December was as good of a month for bond buyers as November was. Indeed, we like the direction of the bond market, but at same time we would not be surprised to see some correction / consolidation going into spring. We would certainly use this price correction to add to our bond positions for a larger move higher going deeper into 2024. Oil and a gas are still a “tough call” as December was quite directionless. We would definitely want to keep small longs in energy sector, but shall wait for clearer signals to call next larger move.
Benchmark 10-year bond yields
So, where are we at the very beginning of 2024? Many equity indices of developed countries are at / near their historical highs, yields on 10-year treasuries are at their last year’s averages, and retail investors are almost fully invested. The conclusions are self-evident: the market needs a “détente”, at least temporarily. The correction of the S&P 500 to the levels of 4400-4500 looks quite appropriate, as well as the return of 10-year Treasury yields to the levels of 4.30-4.35% (at least for the sake of smoothing out the sharp movements of November-December).

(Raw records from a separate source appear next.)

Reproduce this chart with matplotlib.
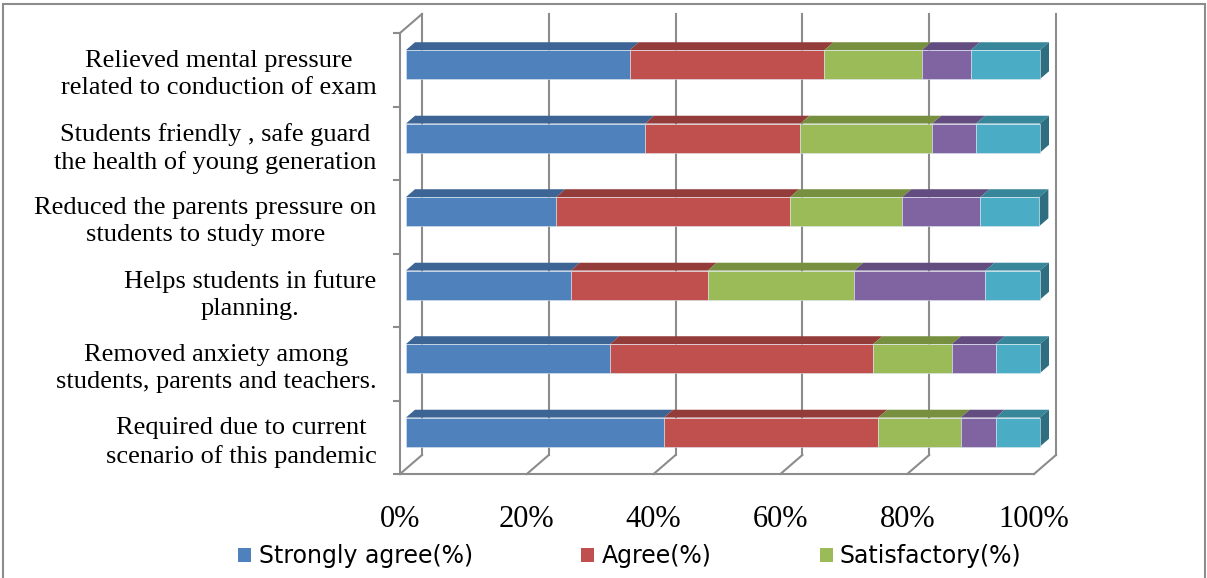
import matplotlib
matplotlib.use("Agg")
import matplotlib.pyplot as plt
from matplotlib.patches import Polygon, Rectangle, Patch
import numpy as np

# data, bottom to top as drawn
categories = [
    "Required due to current\nscenario of this pandemic",
    "Removed anxiety among\nstudents, parents and teachers.",
    "Helps students in future\nplanning.",
    "Reduced the parents pressure on\nstudents to study more",
    "Students friendly , safe guard\nthe health of young generation",
    "Relieved mental pressure\nrelated to conduction of exam",
]
strongly_agree = [40.7, 32.2, 26.0, 23.7, 37.7, 35.3]
agree = [33.8, 41.5, 21.6, 36.9, 24.5, 30.7]
satisfactory = [13.0, 12.4, 23.1, 17.7, 20.8, 15.4]
disagree = [5.5, 6.9, 20.7, 12.3, 6.9, 7.7]
strongly_disagree = [7.0, 7.0, 8.6, 9.3, 10.1, 10.9]

series_names = ["Strongly agree(%)", "Agree(%)", "Satisfactory(%)",
                "Disagree(%)", "Strongly disagree(%)"]
front_cols = ["#4F81BD", "#C0504D", "#9BBB59", "#8064A2", "#4BACC6"]
top_cols = ["#3C6494", "#943C3A", "#77903F", "#634C7F", "#38869A"]
side_col = "#2F6E80"
grid_col = "#8C8C8C"

W, H = 1207, 578
fig = plt.figure(figsize=(W / 100, H / 100), dpi=100)

# axes: x 0..100 -> px 400..1034, y 0..6 -> px 474..33
ax = fig.add_axes([400 / W, 1 - 474 / H, 634 / W, 441 / H])
ax.set_xlim(0, 100)
ax.set_ylim(0, 6)
for s in ax.spines.values():
    s.set_visible(False)

# 3d depth of the plot box, in data units
DX = 22 / 6.34
DY = 19 / 73.5
# bar offset/depth
OX = 6 / 6.34
OY = 5.2 / 73.5
BX = 9 / 6.34
BY = 7.8 / 73.5
BH = 0.395

lkw = dict(color=grid_col, lw=1.5, clip_on=False, zorder=1)
xt = [0, 20, 40, 60, 80, 100]
for v in xt:
    ax.plot([v + DX, v + DX], [DY, 6 + DY], **lkw)
    ax.plot([v, v + DX], [0, DY], **lkw)
ax.plot([0, 100], [0, 0], **lkw)
ax.plot([0, 0], [0, 6], **lkw)
ax.plot([0, DX], [6, 6 + DY], **lkw)

# y ticks at category boundaries
for k in range(7):
    ax.plot([-0.95, 0], [k, k], **lkw)

data = [strongly_agree, agree, satisfactory, disagree, strongly_disagree]
yc = np.arange(len(categories)) + 0.5 + OY
left = np.zeros(len(categories)) + OX
for j, vals in enumerate(data):
    vals = np.array(vals)
    ax.barh(yc, vals, left=left, height=BH, color=front_cols[j],
            edgecolor="#DCE6F0", linewidth=0.4, zorder=3, clip_on=False)
    for i in range(len(categories)):
        l, r = left[i], left[i] + vals[i]
        t = yc[i] + BH / 2
        ax.add_patch(Polygon([(l, t), (l + BX, t + BY), (r + BX, t + BY), (r, t)],
                             closed=True, facecolor=top_cols[j], edgecolor="none",
                             zorder=2, clip_on=False))
        if j == len(data) - 1:
            b = yc[i] - BH / 2
            ax.add_patch(Polygon([(r, b), (r, t), (r + BX, t + BY), (r + BX, b + BY)],
                                 closed=True, facecolor=side_col, edgecolor="none",
                                 zorder=2, clip_on=False))
    left = left + vals

ax.set_xticks(xt)
ax.set_xticklabels([f"{v}%" for v in xt], fontfamily="Liberation Serif", fontsize=22)
ax.set_yticks(np.arange(len(categories)) + 0.5)
ax.set_yticklabels(categories, fontfamily="Liberation Serif", fontsize=19,
                   multialignment="center", linespacing=1.3)
ax.tick_params(axis="x", length=0, pad=22)
ax.tick_params(axis="y", length=0, pad=17)

# legend (only first three entries are visible in the original)
handles = [Patch(facecolor=front_cols[j], edgecolor="none") for j in range(3)]
fig.legend(handles, series_names[:3], loc="center", bbox_to_anchor=(630 / W, 1 - 556 / H),
           ncol=3, frameon=False, prop={"family": "DejaVu Sans", "size": 17},
           handlelength=0.55, handleheight=0.55, handletextpad=0.3, columnspacing=4.6)

# outer border
fig.add_artist(Rectangle((3 / W, -0.05), 1202 / W, 1.05 - 4 / H, transform=fig.transFigure,
                         fill=False, edgecolor=grid_col, lw=1.5))

fig.savefig("out.png", dpi=100)
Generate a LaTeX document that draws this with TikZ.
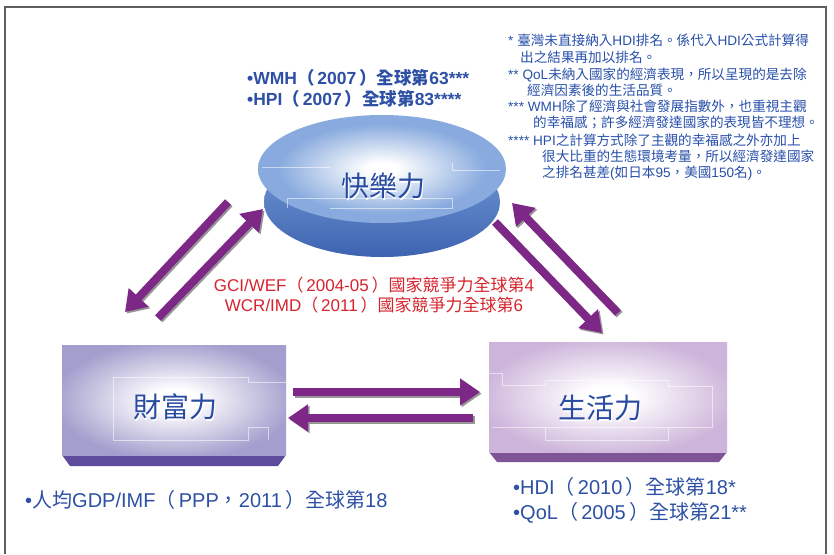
\documentclass[tikz,border=0pt]{standalone}
\usepackage{fontspec}
\setmainfont{Liberation Sans}
\newfontfamily\cjk{Noto Sans CJK TC}
\usetikzlibrary{arrows.meta}
\newcommand\CJ[1]{{\cjk #1}}
\definecolor{framegray}{RGB}{95,95,95}
\definecolor{lblblue}{RGB}{40,75,160}
\definecolor{txtblue}{RGB}{45,80,165}
\definecolor{noteblue}{RGB}{40,80,170}
\definecolor{redtxt}{RGB}{215,35,45}
\definecolor{apurple}{RGB}{125,40,135}
\definecolor{ashadow}{RGB}{150,150,150}
\definecolor{ellblue}{RGB}{136,170,222}
\definecolor{rimtop}{RGB}{120,158,215}
\definecolor{rimbot}{RGB}{62,100,178}
\definecolor{faceA}{RGB}{163,158,205}
\definecolor{baseA}{RGB}{95,75,155}
\definecolor{faceB}{RGB}{205,180,218}
\definecolor{baseB}{RGB}{125,85,150}
\pgfdeclareradialshading{glowA}{\pgfpoint{0bp}{0bp}}{color(0bp)=(white); color(5bp)=(white); color(27bp)=(faceA); color(50bp)=(faceA)}
\pgfdeclareradialshading{glowB}{\pgfpoint{0bp}{0bp}}{color(0bp)=(white); color(5bp)=(white); color(27bp)=(faceB); color(50bp)=(faceB)}
\pgfdeclareradialshading{glowE}{\pgfpoint{0bp}{0bp}}{color(0bp)=(white); color(3bp)=(white); color(21bp)=(ellblue); color(50bp)=(ellblue)}
\begin{document}
\begin{tikzpicture}[x=1pt,y=-1pt,
  parrow/.style={line width=8pt, draw=apurple, -{Triangle[length=20pt,width=26pt]}},
  pshadow/.style={line width=8pt, draw=ashadow, -{Triangle[length=20pt,width=26pt]}, transform canvas={shift={(1.6pt,-1.6pt)}}},
  lbl/.style={font=\cjk\fontsize{28}{32}\selectfont, text=lblblue, inner sep=0pt},
  lblsh/.style={font=\cjk\fontsize{28}{32}\selectfont, text=white, inner sep=0pt},
  ranktxt/.style={font=\fontsize{20}{24}\selectfont, text=txtblue, inner sep=0pt, anchor=base west},
  redline/.style={font=\fontsize{17}{20}\selectfont, text=redtxt, inner sep=0pt, anchor=base},
  note/.style={font=\fontsize{13.6}{16}\selectfont, text=noteblue, inner sep=0pt, anchor=base west},
  deco/.style={draw=white, opacity=0.55, line width=0.6pt}
]
\useasboundingbox (0,0) rectangle (834,554);
\fill[white] (0,0) rectangle (834,554);
% frame
\draw[framegray, line width=1.2pt] (5,554) -- (5,7) -- (826,7) -- (826,554);

% ellipse (happiness)
\shade[top color=rimtop, bottom color=rimbot] (382,202) ellipse [x radius=118, y radius=55];
\shade[shading=glowE] (382,169) ellipse [x radius=124, y radius=54];
\draw[deco] (262,167) -- (330,167);
\draw[deco] (452,163) -- (452,170) -- (500,170);
\draw[deco] (287,208) -- (287,198) -- (452,198) -- (452,208) -- (330,208);

% box wealth
\fill[baseA] (62,455) -- (286,455) -- (278,466) -- (70,466) -- cycle;
\shade[shading=glowA] (62,345) rectangle (286,455);
\draw[deco] (113,440) -- (113,377) -- (248,377) -- (248,382) -- (286,382);
\draw[deco] (113,440) -- (248,440) -- (248,427) -- (268,427) -- (268,440);

% box life
\fill[baseB] (489,452) -- (727,452) -- (719,462) -- (497,462) -- cycle;
\shade[shading=glowB] (489,342) rectangle (727,452);
\draw[deco] (489,373) -- (502,373) -- (502,385) -- (545,385) -- (545,380) -- (668,380) -- (668,386) -- (712,386) -- (712,427) -- (492,427);
\draw[deco] (545,427) -- (545,440) -- (668,440) -- (668,427);

% labels
\node[lblsh] at (384.5,187.5) {快樂力};
\node[lbl] (happy) at (383,186) {快樂力};
\node[lblsh] at (176.5,408.5) {財富力};
\node[lbl] (wealth) at (175,407) {財富力};
\node[lblsh] at (601.5,409.5) {生活力};
\node[lbl] (life) at (600,408) {生活力};

% arrow end points
\coordinate (a1s) at (228,202); \coordinate (a1e) at (125,312);
\coordinate (a2s) at (158,318); \coordinate (a2e) at (263,209);
\coordinate (a3s) at (618,313); \coordinate (a3e) at (512,203);
\coordinate (a4s) at (495,222); \coordinate (a4e) at (602,333);
\coordinate (a5s) at (293,392); \coordinate (a5e) at (480,392);
\coordinate (a6s) at (473,418); \coordinate (a6e) at (288,418);
\foreach \s/\e in {a1s/a1e,a2s/a2e,a3s/a3e,a4s/a4e,a5s/a5e,a6s/a6e}{
  \draw[pshadow] (\s) -- (\e);
}
\foreach \s/\e in {a1s/a1e,a2s/a2e,a3s/a3e,a4s/a4e,a5s/a5e,a6s/a6e}{
  \draw[parrow] (\s) -- (\e);
}

% happiness ranks
\node[ranktxt, font=\bfseries\fontsize{17.5}{20}\selectfont] (wmh) at (247,84) {•WMH\CJ{\bfseries（}\,2007\,\CJ{\bfseries）全球第}63***};
\node[ranktxt, font=\bfseries\fontsize{17.5}{20}\selectfont] (hpi) at (247,105) {•HPI\CJ{\bfseries（}\,2007\,\CJ{\bfseries）全球第}83****};

% competitiveness
\node[redline] (gci) at (374,291) {GCI/WEF\CJ{（}\,2004-05\,\CJ{）國家競爭力全球第}4};
\node[redline] (wcr) at (374,311) {WCR/IMD\CJ{（}\,2011\,\CJ{）國家競爭力全球第}6};

% wealth rank
\node[ranktxt] (gdp) at (25,507) {•\CJ{人均}GDP/IMF\CJ{（}\,PPP\CJ{，}2011\,\CJ{）全球第}18};

% life ranks
\node[ranktxt] (hdi) at (513,494) {•HDI\CJ{（}\,2010\,\CJ{）全球第}18*};
\node[ranktxt] (qol) at (513,519) {•QoL\CJ{（}\,2005\,\CJ{）全球第}21**};

% notes
\node[note] (n1) at (508,45) {* \CJ{臺灣未直接納入}HDI\CJ{排名。係代入}HDI\CJ{公式計算得}};
\node[note] (n2) at (520,62) {\CJ{出之結果再加以排名。}};
\node[note] (n3) at (508,79) {** QoL\CJ{未納入國家的經濟表現，所以呈現的是去除}};
\node[note] (n4) at (527,95) {\CJ{經濟因素後的生活品質。}};
\node[note] (n5) at (508,111) {*** WMH\CJ{除了經濟與社會發展指數外，也重視主觀}};
\node[note] (n6) at (533,127) {\CJ{的幸福感；許多經濟發達國家的表現皆不理想。}};
\node[note] (n7) at (508,145) {**** HPI\CJ{之計算方式除了主觀的幸福感之外亦加上}};
\node[note] (n8) at (542,161) {\CJ{很大比重的生態環境考量，所以經濟發達國家}};
\node[note] (n9) at (542,177) {\CJ{之排名甚差}(\CJ{如日本}95\CJ{，美國}150\CJ{名})\CJ{。}};
\end{tikzpicture}
\end{document}
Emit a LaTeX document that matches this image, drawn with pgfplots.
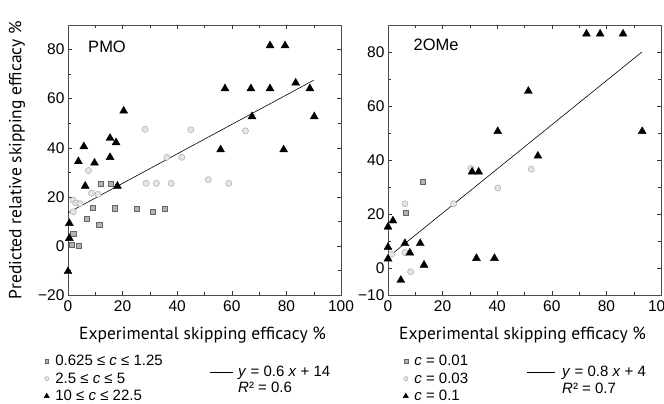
\documentclass[border=0pt]{standalone}
\usepackage{fontspec}
\setmainfont{Liberation Sans}
\newfontfamily\labfont{PT Sans}
\usepackage{pgfplots}
\pgfplotsset{compat=1.18}

\pgfplotsset{
  panel/.style={
    scale only axis, width=273bp, height=270bp,
    xmin=0, xmax=100,
    xtick={0,20,40,60,80,100},
    xticklabels={0,20,40,60,80,100},
    minor xtick={10,30,50,70,90},
    tick align=inside,
    tick style={black!80, line width=0.4pt},
    major tick length=4bp, minor tick length=3bp,
    axis line style={black!70, line width=0.6pt},
    tick label style={font=\fontsize{15.5bp}{17bp}\selectfont},
    xticklabel style={yshift=-2bp},
    xlabel={Experimental skipping efficacy \%},
    xlabel style={font=\labfont\fontsize{17.5bp}{20bp}\selectfont,
      at={(axis description cs:0.493,0)}, anchor=base, yshift=-44bp},
    legend style={draw=none, fill=none, font=\fontsize{15bp}{17bp}\selectfont,
      anchor=north west, row sep=1.5bp, inner sep=0pt, column sep=4bp,
      legend cell align=left},
  },
  sq/.style={only marks, mark=square*, mark size=2.6bp,
    mark options={fill=gray!60, draw=black!60, line width=0.4pt},
    legend image code/.code={\draw[##1, mark size=1.9bp] plot coordinates {(0bp,0bp)};}},
  ci/.style={only marks, mark=*, mark size=3.1bp,
    mark options={fill=gray!20, draw=gray!65, line width=0.5pt},
    legend image code/.code={\draw[##1, mark size=2.1bp] plot coordinates {(0bp,0bp)};}},
  tr/.style={only marks, mark=triangle*, mark size=4.6bp,
    mark options={fill=black, draw=black},
    legend image code/.code={\draw[##1, mark size=3bp] plot coordinates {(0bp,0bp)};}},
}

\begin{document}
\begin{tikzpicture}
\useasboundingbox (-68bp,-109bp) rectangle (596bp,295bp);

% PMO
\begin{axis}[panel, name=L, at={(0bp,0bp)}, anchor=south west,
  ymin=-20, ymax=90,
  ytick={-20,0,20,40,60,80}, yticklabels={−20,0,20,40,60,80},
  minor ytick={-10,10,30,50,70,90},
  ylabel={Predicted relative skipping efficacy \%},
  ylabel style={font=\labfont\fontsize{17.5bp}{20bp}\selectfont,
    at={(axis description cs:-0.187,0.5)}, anchor=center},
  legend style={at={(-0.088,-0.215)}},
]
\addplot[sq] coordinates {
  (1.3,0.4) (3.8,0) (1.9,5.1) (6.8,11.2) (11.4,8.5) (9,15.6) (17.1,15.4)
  (25.2,15.2) (31,13.9) (35.5,15.2) (11.9,25.3) (15.6,25.5)
};
\addlegendentry{0.625 ≤ \textit{c} ≤ 1.25}
\addplot[ci] coordinates {
  (1.9,18.6) (2.9,17.5) (4.4,17.2) (1.9,13.9) (7.5,30.7) (8.6,21.5) (11,21)
  (28.2,47.5) (28.6,25.5) (32.4,25.5) (37.8,25.5) (36.2,36.1) (41.7,36.1)
  (45,47.3) (51.4,27) (58.9,25.5) (65,46.9)
};
\addlegendentry{2.5 ≤ \textit{c} ≤ 5}
\addplot[tr] coordinates {
  (0,-10.4) (0.5,3.1) (0.5,9.2) (3.8,34.4) (5.8,40.5) (6.3,24.4) (9.7,33.8)
  (15.4,43.9) (15.4,36.1) (17.6,42.1) (18.1,24.4) (20.4,55) (55.9,39.2)
  (57.5,64.1) (67,64.1) (67.4,52.7) (74,81.6) (74,64.1) (79.5,81.6)
  (79,39.2) (83.4,66.4) (88.6,64.1) (90.2,52.7)
};
\addlegendentry{10 ≤ \textit{c} ≤ 22.5}
\addplot[black, line width=0.6pt, forget plot] coordinates {(0,13.5) (90,67.5)};
\node[font=\fontsize{16.5bp}{18bp}\selectfont] at (axis cs:14.3,81.2) {PMO};
\end{axis}

% 2OMe
\begin{axis}[panel, name=R, at={(320bp,0bp)}, anchor=south west,
  ymin=-10, ymax=90,
  ytick={-10,0,20,40,60,80}, yticklabels={−10,0,20,40,60,80},
  minor ytick={10,30,50,70,90},
  legend style={at={(0.055,-0.215)}},
]
\addplot[sq] coordinates {(6.6,20.5) (12.7,31.9)};
\addlegendentry{\textit{c} = 0.01}
\addplot[ci] coordinates {
  (6.2,23.8) (24,23.8) (30.4,36.9) (40.2,29.6) (52.5,36.6) (6.2,5.7)
  (1.3,5.1) (8.3,-1.4)
};
\addlegendentry{\textit{c} = 0.03}
\addplot[tr] coordinates {
  (0,15.2) (1.8,17.5) (0,7.7) (0,3.4) (6.2,9.1) (8,5.6) (11.8,9.1)
  (13.2,1.1) (4.7,-4.5) (30.8,35.6) (33.2,35.6) (32.4,3.6) (39,3.6)
  (40.2,50.6) (51.4,65.5) (54.9,41.5) (72.7,86.7) (77.7,86.7) (86.1,86.7)
  (93.1,50.6)
};
\addlegendentry{\textit{c} = 0.1}
\addplot[black, line width=0.6pt, forget plot] coordinates {(0,4) (93,80)};
\node[font=\fontsize{16.5bp}{18bp}\selectfont] at (axis cs:17.6,82.6) {2OMe};
\end{axis}

% regression-line keys
\begin{scope}[font=\fontsize{15bp}{17bp}\selectfont]
\draw[black, line width=0.5pt] (142bp,-77bp) -- (165bp,-77bp);
\node[anchor=base west, inner sep=0pt] at (170bp,-81bp) {\textit{y} = 0.6 \textit{x} + 14};
\node[anchor=base west, inner sep=0pt] at (170bp,-97bp) {\textit{R}² = 0.6};
\draw[black, line width=0.5pt] (459bp,-77bp) -- (487bp,-77bp);
\node[anchor=base west, inner sep=0pt] at (494bp,-81bp) {\textit{y} = 0.8 \textit{x} + 4};
\node[anchor=base west, inner sep=0pt] at (494bp,-98bp) {\textit{R}² = 0.7};
\end{scope}
\end{tikzpicture}
\end{document}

Further happenings on the markets will be determined by economic data, primarily inflation and unemployment indicators, as well as (as usual) company reports. According to FactSet, in the 4th quarter of 2023, the profitability growth of companies included in the S&P 500 is expected to be 1.3% compared to the 3rd quarter. As most analysts note, given the expectation of a recession, most companies’ earnings forecasts have been underestimated, so surprises on the upside should be expected, which could help the market in the short-term.